GOLDEN PATH

Record -> Replay -> Gate in CI

The canonical RunLedger workflow: record tool calls once, replay them in CI, and block regressions with hard contracts and budgets.

golden-path record-replay ci Updated 2026-01-23

Direct Answer

Record tool calls once in development, replay them deterministically in CI, and gate merges when outputs, contracts, or budgets regress.

Quick Decision

Use this Golden Path when Consider alternatives when
Your agent calls tools and you need deterministic CI gates. You only need qualitative scoring without merge gates.
You want stable, fast CI that never hits external APIs. You need live tool calls in CI every run.

The problem this solves

Tool-using agents regress silently. Live tool calls make CI slow and flaky. RunLedger replaces live calls with recorded cassettes so CI is deterministic and fast.
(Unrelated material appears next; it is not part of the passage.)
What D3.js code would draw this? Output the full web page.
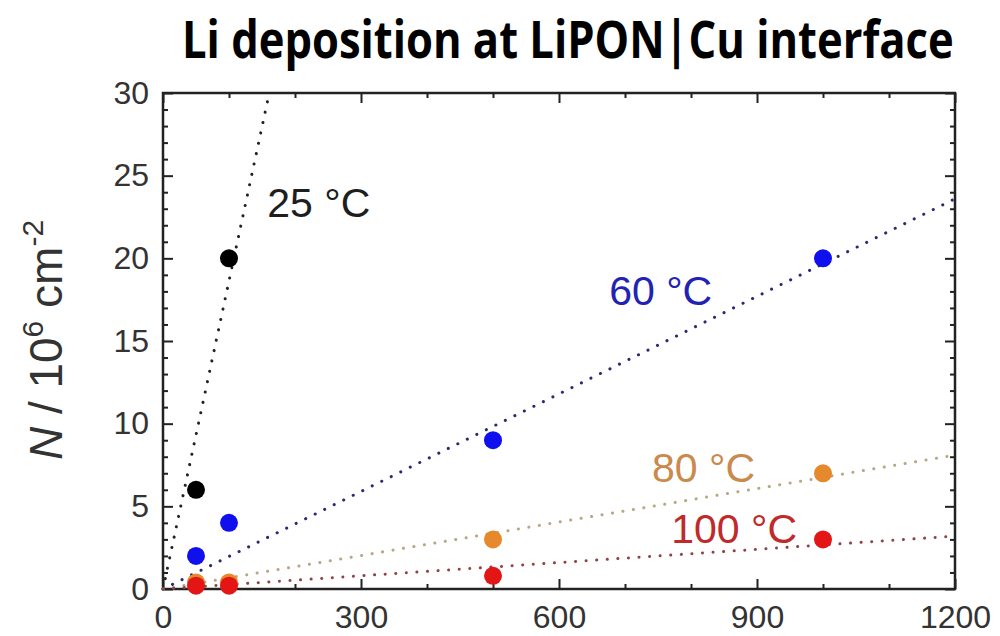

Core idea Treat tool outputs as deterministic fixtures, then gate PRs on contract and budget regressions.

Step 1: Record

Record a live run locally to capture tool calls and responses into a cassette.

bash
pipx install runledger
runledger init
runledger run ./evals/demo --mode record
Tip Record in a stable environment and redact secrets before committing cassettes.

Step 2: Replay

Promote a baseline from a known-good run, then replay deterministically in CI.

bash
runledger baseline promote --from runledger_out/demo/RUN_ID --to baselines/demo.json
runledger run ./evals/demo --mode replay --baseline baselines/demo.json

Step 3: Gate in CI

Add a CI job that replays cassettes and fails when outputs or budgets regress. This typically completes in under a few minutes.

yaml
name: agent-evals
on:
  pull_request:

jobs:
  evals:
    runs-on: ubuntu-latest
    steps:
      - uses: actions/checkout@v4
      - name: Run deterministic evals (replay)
        run: runledger run ./evals/demo --mode replay --baseline baselines/demo.json

Expected outputs

  • `runledger_out///report.html` for a shareable summary.
  • `summary.json`, `junit.xml`, and `run.jsonl` for CI artifacts.
  • Non-zero exit codes when assertions or budgets fail.

Failure modes to watch

  • Cassette mismatch: tool call args changed or new calls added.
  • Schema assertion failures: missing required fields.
  • Budget regressions: latency, tool errors, or tool calls exceed caps.
  • Baseline regressions: success rate drops or p95 latency increases.

Demo: Local run

bash
pipx install runledger
runledger init
runledger run ./evals/demo --mode record
runledger baseline promote --from runledger_out/demo/RUN_ID --to baselines/demo.json
runledger run ./evals/demo --mode replay --baseline baselines/demo.json

To force a failure, change the agent output or modify a cassette entry and re-run replay.

Demo: GitHub Actions run

yaml
name: agent-evals
on:
  pull_request:

jobs:
  evals:
    runs-on: ubuntu-latest
    steps:
      - uses: actions/checkout@v4
      - uses: actions/setup-python@v5
        with:
          python-version: "3.11"
      - run: pip install -e ".[dev]"
      - run: runledger run ./evals/demo --mode replay --baseline baselines/demo.json

Tradeoffs

  • Requires maintaining cassettes and baselines alongside code.
  • Replayed outputs can drift from live systems if not refreshed.
  • Still pair with periodic live checks for production parity.

When NOT to use RunLedger

If your agent does not call external tools or you only need qualitative scoring, simpler unit tests or eval frameworks may be sufficient.